The so-called "War on Drugs" is not fought in the trenches. It is fought in the back rooms of courthouses and of police stations. It is there that a nearly constant flow of secret information drives law enforcement efforts. It is there that agents "debrief" confidential informants. Rarely are these informants civic-minded citizens whose only motive is to help the police round up the criminals. Rather, these informants are the least reliable of all witnesses. The vast majority of the time, police informants are individuals who are are already under arrest or under indictment, and who are attempting to buy their way out of trouble with the currency of the realm: information on others.
Not surprisingly, under both federal and state law, the identity of confidential informants is privileged information. Sec. 905.10(1), Stats. Only under certain circumstances must the government divulge the names of their informants. This article will show you how to do it.
Under Wisconsin law, there are only two circumstances where the State may be compelled to identify a confidential informant: (1) the informant's testimony is needed for a fair determination of the merits of the charge; or, (2) if information from the informant was used to obtain a search warrant, and there is reason to question the actual existence of the informant.

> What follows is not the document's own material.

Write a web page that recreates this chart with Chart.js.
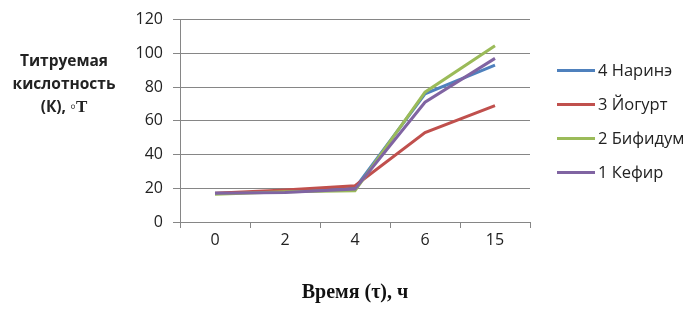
<!DOCTYPE html>
<html>
<head>
<meta charset="utf-8">
<script src="https://cdn.jsdelivr.net/npm/chart.js@4/dist/chart.umd.min.js"></script>
<style>
  body { margin: 0; background: #fff; }
  #wrap { position: relative; width: 698px; height: 311px; }
  #yTitle {
    position: absolute; left: 0px; top: 49px; width: 128px;
    font: bold 15.5px "Open Sans", "DejaVu Sans", sans-serif; line-height: 23px;
    text-align: center; color: #222;
  }
  #yTitle .s { font-family: "Liberation Serif", serif; font-size: 17px; }
  #xTitle {
    position: absolute; left: 180px; width: 350px; top: 280px;
    font: bold 20px "Liberation Serif", serif; text-align: center; color: #111;
  }
  #legend { position: absolute; left: 557px; top: 58px; font: 16.5px "Open Sans", sans-serif; color: #222; }
  #legend div { height: 34px; display: flex; align-items: flex-start; white-space: nowrap; }
  #legend span.ln { display: inline-block; width: 38px; height: 3px; margin-top: 11px; margin-right: 3px; }
</style>
</head>
<body>
<div id="wrap">
  <canvas id="chart" width="698" height="311"></canvas>
  <div id="yTitle">Титруемая<br>кислотность<br>(К), <span class="s">◦T</span></div>
  <div id="xTitle">Время (τ), ч</div>
  <div id="legend"></div>
</div>
<script>
// data
const hours = ["0", "2", "4", "6", "15"];
const narine = [17, 18, 20, 76, 93];
const yogurt = [17, 19, 21.5, 53, 69];
const bifidum = [16.5, 18, 18.5, 77, 104.5];
const kefir = [17, 17.5, 19.5, 71, 97];
const yTicks = [0, 20, 40, 60, 80, 100, 120];

const series = [
  { label: "4 Наринэ", data: narine, color: "#4F81BD" },
  { label: "3 Йогурт", data: yogurt, color: "#C0504D" },
  { label: "2 Бифидум", data: bifidum, color: "#9BBB59" },
  { label: "1 Кефир", data: kefir, color: "#8064A2" }
];

// legend (top to bottom as in the picture)
const legendEl = document.getElementById("legend");
series.forEach(s => {
  const row = document.createElement("div");
  row.innerHTML = '<span class="ln" style="background:' + s.color + '"></span>' + s.label;
  legendEl.appendChild(row);
});

// Chart.js paints dataset 0 on top, so reverse so Кефир ends up on top
const datasets = series.slice().reverse().map(s => ({
  label: s.label,
  data: s.data,
  borderColor: s.color,
  backgroundColor: s.color,
  borderWidth: 3,
  pointRadius: 0,
  tension: 0
}));

const ctx = document.getElementById("chart").getContext("2d");
new Chart(ctx, {
  type: "line",
  data: { labels: hours, datasets: datasets },
  options: {
    responsive: false,
    animation: false,
    layout: { padding: { top: 10, right: 168, bottom: 0, left: 0 } },
    plugins: { legend: { display: false }, tooltip: { enabled: false } },
    scales: {
      x: {
        offset: true,
        grid: { offset: true, drawOnChartArea: false, tickLength: 6, color: "#868686" },
        border: { color: "#868686" },
        ticks: { color: "#222", font: { family: "Open Sans", size: 16 }, padding: 3 },
        afterFit: s => { s.height = 89; }
      },
      y: {
        min: 0, max: 120,
        afterBuildTicks: s => { s.ticks = yTicks.map(v => ({ value: v })); },
        grid: { color: "#868686", tickLength: 7 },
        border: { color: "#868686" },
        ticks: { color: "#222", font: { family: "Open Sans", size: 16 }, padding: 10 },
        afterFit: s => { s.width = 180; }
      }
    }
  }
});
</script>
</body>
</html>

Expose informants to the light
Generally speaking, an informant's testimony is necessary for a fair determination of the merits if he or she is a "transactional witness." See, State v. Outlaw, 108 Wis.2d 112, 321 N.W.2d 145 (1982). A transactional witness is one who-- quite literally-- was involved in a relevant drug transaction with the defendant, or one who is an eyewitness to any relevant event. If this is the case, the defendant must file a motion to identify the confidential informant. If the court agrees, the judge will order the State to identify the informant. At that point the prosecutor is confronted with an important decision. He may either comply with the court's order to identify the informant, or he may dismiss the case. Not surprisingly, many times the State will dismiss the case rather than identify the confidential informant. This is because the confidential informant is most likely providing information on a number of individuals. Identifying the informant would jeopardize all such investigations.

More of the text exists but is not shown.